I think this is a very commonly applied optimization because:
it's not difficult for the compiler to do
it can be a huge gain
it's an area of C++ that was a commonly critiqued before the optimization became common
If you're just curious, put a debug printf() in your copy constructor:
class foo {
public:
foo(): x(0) {};
foo(int x_) : x( x_) {};
foo( foo const& other) : x( other.x) {
printf( "copied a foo\n");
};
static foo foobar() {
foo tmp( 2);
return tmp;
}
private:
int x;
};
int main()
{
foo myFoo;
myFoo = foo::foobar();
return 0;
}
Prints out "copied a foo" when I run an unoptimmized build, but nothing when I build optimized.
From your cited article:
Although copy elision is never required by the standard, recent versions of every compiler I’ve tested do perform these optimizations today. But even if you don’t feel comfortable returning heavyweight objects by value, copy elision should still change the way you write code.
It is better known as Return Value Optimization.
The only way to know for sure is to look at the assembly, but you're asking the wrong question. You don't need to know if the compiler is eliding the copy unless it matters to the program timing. A profiler should easily tell you if you're spending too much time in the copy constructor.

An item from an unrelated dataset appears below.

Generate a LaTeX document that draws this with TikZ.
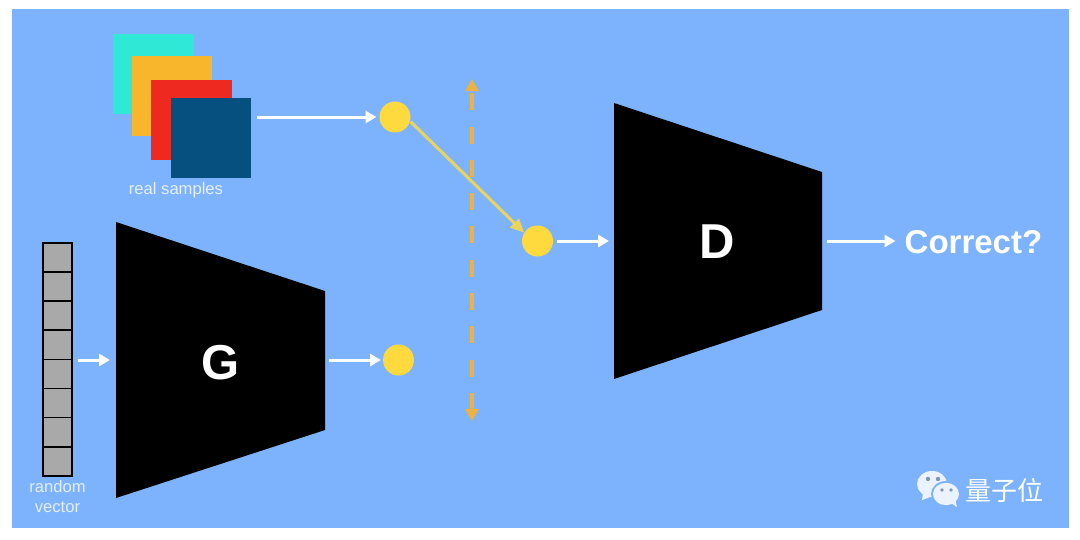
\documentclass[tikz,border=0pt]{standalone}
\usepackage{fontspec}
\setmainfont{Liberation Sans}
\newfontfamily\cjk{Noto Sans CJK SC}
\usetikzlibrary{arrows.meta,calc}
\definecolor{bgblue}{HTML}{7DB3FD}
\definecolor{teal1}{HTML}{2FE8D6}
\definecolor{orange1}{HTML}{F8B62C}
\definecolor{red1}{HTML}{EE2A20}
\definecolor{navy1}{HTML}{06507F}
\definecolor{dot}{HTML}{FFDA3E}
\definecolor{dashcol}{HTML}{EDB23F}
\definecolor{label}{HTML}{E3EFFF}
\definecolor{cellgrey}{HTML}{A9A9A9}
\definecolor{logo}{HTML}{EAF3FF}
\definecolor{logoeye}{HTML}{7F96B5}
\tikzset{
  x=1pt,y=-1pt,
  sample/.style={minimum width=80.6pt,minimum height=80.6pt,inner sep=0pt,outer sep=0pt,anchor=north west},
  dotnode/.style={circle,fill=dot,minimum size=31pt,inner sep=0pt,outer sep=0pt},
  flow/.style={white,line width=3pt,-{Triangle[length=11pt,width=12pt]}},
  cross/.style={dot!85!bgblue,line width=3pt,-{Triangle[length=14pt,width=12pt]}},
  swap/.style={dashcol,line width=3.2pt,dash pattern=on 17pt off 16.3pt,dash phase=30.3pt,{Triangle[length=12pt,width=13pt]}-{Triangle[length=12pt,width=13pt]}},
  cell/.style={draw=black,line width=1.7pt,fill=cellgrey,minimum width=29pt,minimum height=29.1pt,inner sep=0pt,outer sep=0pt,anchor=north},
  net/.style={fill=black},
  netlabel/.style={text=white,font=\fontsize{49}{49}\selectfont\bfseries,inner sep=0pt},
  caption/.style={text=label,font=\fontsize{16.6}{19.5}\selectfont,align=center,inner sep=0pt},
}
\begin{document}
\begin{tikzpicture}
\useasboundingbox (0,0) rectangle (1080,539);
\fill[white] (0,0) rectangle (1080,539);
\fill[bgblue] (12,9) rectangle (1069,528);
% samples
\node[sample,fill=teal1] (s1) at (113.3,33.5) {};
\node[sample,fill=orange1] (s2) at (131.7,55.7) {};
\node[sample,fill=red1] (s3) at (151,79.8) {};
\node[sample,fill=navy1] (s4) at (170.6,97.6) {};
\node[caption] (realcap) at (176,190) {real samples};
% vector
\foreach \i in {0,...,7}{
  \node[cell] (v\i) at (57.8,{243+\i*29.1}) {};
}
\node[caption] (randcap) at (57.5,496.5) {random\\vector};
% networks
\coordinate (ga) at (116,222); \coordinate (gb) at (325,291);
\coordinate (gc) at (325,430); \coordinate (gd) at (116,498);
\fill[net] (ga) -- (gb) -- (gc) -- (gd) -- cycle;
\node[netlabel] (G) at (220.5,362.5) {G};
\coordinate (da) at (614,103); \coordinate (db) at (822,172);
\coordinate (dc) at (822,310); \coordinate (dd) at (614,379);
\fill[net] (da) -- (db) -- (dc) -- (dd) -- cycle;
\node[netlabel] (D) at (717.5,242) {D};
% dots
\node[dotnode] (c1) at (395,117) {};
\node[dotnode] (c2) at (398.5,360) {};
\node[dotnode] (c3) at (537.5,241) {};
\node[text=white,font=\fontsize{33}{33}\selectfont\bfseries,inner sep=0pt,anchor=west] (out) at (904.5,242) {Correct?};
% free ends
\coordinate (vr) at (72.5,360); \coordinate (gl) at (116,360);
\coordinate (gr) at (325,360); \coordinate (dl) at (614,241);
\coordinate (dr) at (822,241); \coordinate (sr) at (251,117);
\coordinate (swaptop) at (472,79); \coordinate (swapbot) at (472,421);
% connectors
\draw[swap] (swaptop) -- (swapbot);
\draw[flow,shorten <=6pt,shorten >=3pt] (sr) -- (c1);
\draw[flow,shorten <=5pt,shorten >=6pt] (vr) -- (gl);
\draw[flow,shorten <=4pt,shorten >=2pt] (gr) -- (c2);
\draw[flow,shorten <=4pt,shorten >=5pt] (c3) -- (dl);
\draw[flow,shorten <=5pt,shorten >=9pt] (dr) -- (out.west |- dr);
\draw[cross,shorten <=1pt,shorten >=0pt] (c1.-15) -- (c3.148);
% logo
\fill[logo] (932,484) ellipse (15 and 13);
\fill[logo] (923,493) -- (922,500) -- (933,496) -- cycle;
\fill[bgblue] (946,494) ellipse (15 and 13);
\fill[logo] (946,494) ellipse (13 and 11.2);
\fill[logo] (951,503) -- (957,507) -- (955,499) -- cycle;
\fill[logoeye] (928,479) circle (2.2) (938,479) circle (2.2) (942,490) circle (1.9) (951,490) circle (1.9);
\node[text=white,font=\cjk\fontsize{26}{26}\selectfont,inner sep=0pt,anchor=west] (brand) at (965,491) {量子位};
\end{tikzpicture}
\end{document}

The poor man's way to figure it out is to put a static counter in the copy constructor and try both forms of your function. If the counts are the same, you've successfully avoided the copy.

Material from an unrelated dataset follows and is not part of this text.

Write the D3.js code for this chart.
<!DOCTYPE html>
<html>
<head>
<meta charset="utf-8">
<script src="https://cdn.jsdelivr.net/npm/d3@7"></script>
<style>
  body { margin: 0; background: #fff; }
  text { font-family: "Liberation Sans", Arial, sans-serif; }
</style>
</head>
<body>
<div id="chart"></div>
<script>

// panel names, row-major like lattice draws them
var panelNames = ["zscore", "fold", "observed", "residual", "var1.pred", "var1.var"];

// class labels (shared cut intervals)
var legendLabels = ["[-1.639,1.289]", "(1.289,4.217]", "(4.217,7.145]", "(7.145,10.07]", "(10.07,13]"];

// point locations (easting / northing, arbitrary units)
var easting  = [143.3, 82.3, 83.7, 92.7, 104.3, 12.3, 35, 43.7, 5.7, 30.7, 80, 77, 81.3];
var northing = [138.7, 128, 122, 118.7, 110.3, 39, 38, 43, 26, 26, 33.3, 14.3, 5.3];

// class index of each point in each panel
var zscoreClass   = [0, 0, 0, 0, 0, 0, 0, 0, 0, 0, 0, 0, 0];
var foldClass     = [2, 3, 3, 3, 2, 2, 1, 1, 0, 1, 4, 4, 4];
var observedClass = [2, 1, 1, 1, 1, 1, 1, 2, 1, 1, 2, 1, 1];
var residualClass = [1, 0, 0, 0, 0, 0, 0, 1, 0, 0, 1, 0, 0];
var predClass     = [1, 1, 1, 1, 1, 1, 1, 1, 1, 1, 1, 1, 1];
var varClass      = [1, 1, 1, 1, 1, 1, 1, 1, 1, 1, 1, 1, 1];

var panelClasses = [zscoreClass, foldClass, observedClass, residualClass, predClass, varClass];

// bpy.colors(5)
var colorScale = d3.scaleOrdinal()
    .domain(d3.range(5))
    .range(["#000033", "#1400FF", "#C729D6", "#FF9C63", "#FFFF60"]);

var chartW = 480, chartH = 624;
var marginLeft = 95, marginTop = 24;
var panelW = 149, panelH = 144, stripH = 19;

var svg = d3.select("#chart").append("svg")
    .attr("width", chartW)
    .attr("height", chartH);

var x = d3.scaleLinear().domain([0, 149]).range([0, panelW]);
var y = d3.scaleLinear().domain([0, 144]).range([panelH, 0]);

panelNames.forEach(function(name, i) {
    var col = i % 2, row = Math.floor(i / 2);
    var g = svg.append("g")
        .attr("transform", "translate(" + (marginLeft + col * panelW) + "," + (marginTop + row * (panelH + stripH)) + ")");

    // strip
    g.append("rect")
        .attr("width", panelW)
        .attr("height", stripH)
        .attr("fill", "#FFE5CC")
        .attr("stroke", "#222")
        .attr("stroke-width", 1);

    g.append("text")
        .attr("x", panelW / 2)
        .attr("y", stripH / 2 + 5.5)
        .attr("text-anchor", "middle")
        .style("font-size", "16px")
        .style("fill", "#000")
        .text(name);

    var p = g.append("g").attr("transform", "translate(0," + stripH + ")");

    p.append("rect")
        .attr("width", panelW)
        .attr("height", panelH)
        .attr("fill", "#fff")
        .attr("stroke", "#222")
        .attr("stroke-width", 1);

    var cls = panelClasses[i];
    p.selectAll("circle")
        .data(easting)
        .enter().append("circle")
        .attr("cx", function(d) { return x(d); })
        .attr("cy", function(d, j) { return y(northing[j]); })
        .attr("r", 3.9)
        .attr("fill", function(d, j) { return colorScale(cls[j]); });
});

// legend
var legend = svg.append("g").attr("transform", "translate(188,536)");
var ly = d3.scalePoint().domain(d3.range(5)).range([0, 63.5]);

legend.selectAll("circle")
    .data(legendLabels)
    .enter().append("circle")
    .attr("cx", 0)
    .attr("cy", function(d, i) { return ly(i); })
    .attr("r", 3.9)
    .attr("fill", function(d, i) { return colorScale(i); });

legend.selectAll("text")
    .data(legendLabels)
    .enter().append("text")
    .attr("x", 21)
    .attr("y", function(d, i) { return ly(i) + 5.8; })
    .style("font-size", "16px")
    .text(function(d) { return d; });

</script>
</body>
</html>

Google "Named Return Value Optimization" and "Return Value Optimization" instead. Modern compilers will in fact not perform the copy in many cases.

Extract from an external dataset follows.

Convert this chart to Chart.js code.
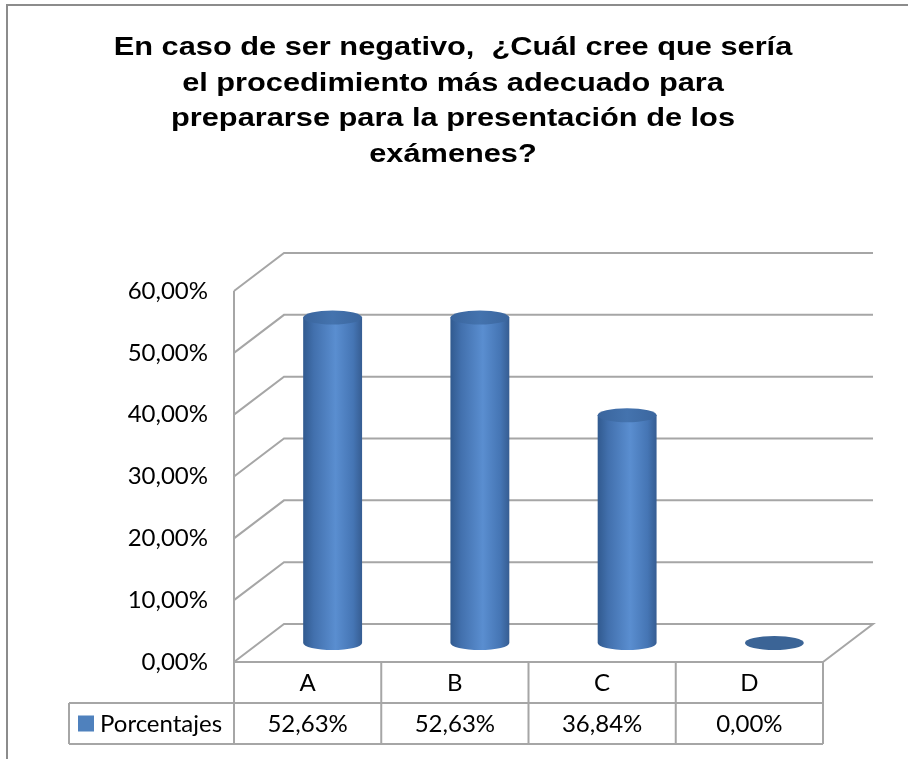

You can check if it's occurring by returning a type with side effects -- such as printing a message. Wikipedia has some good examples of where program output changes when RVO and/or NRVO is in effect.
Example of what it looks like:
#include <iostream>
struct Foo {
int a;
Foo(int a) : a(a) {}
Foo(const Foo &rhs) : a(rhs.a) { std::cout << "copying\n"; }
};
int main() {
Foo f = Foo(1);
}
If you see no output, then copy elision has taken place. That's elision of a copy from an initializer. The other legal case of copy elision is a return value, and is tested by:
Foo getFoo() {
return Foo(1);
}
int main() {
Foo f = getFoo();
}
or more excitingly for a named return value:
Foo getFoo() {
Foo f(1);
return f;
}
int main() {
Foo f = getFoo();
}
g++ performs all those elisions for me with no optimisation flags, but you can't really know whether more complex code will outwit the compiler.
Note that copy elision doesn't help with assignment, so the following will always result in a call to operator= if that operator prints anything:
Foo f(1);
f = getFoo();
Returning by value therefore can still result in "a copy", even if copy constructor elision is performed. So for chunking great classes it's still a performance consideration at the design stage. You don't want to write your code such that fixing it later will be a big deal if it turns out your app spends a significant proportion of its time in copying that could have been avoided.
To answer question 2, you could write a demo program where you write a class DemoReturnType; which has instrumented constructors and destructors which just write to cout when they are called. This should give you enough information about what your compiler is capable of.
Rvalue references solve this problem in C++0x. Whether or not you can obtain an rvalue-enabled compiler is another question - last time I checked only Visual Studio 2010 supports it.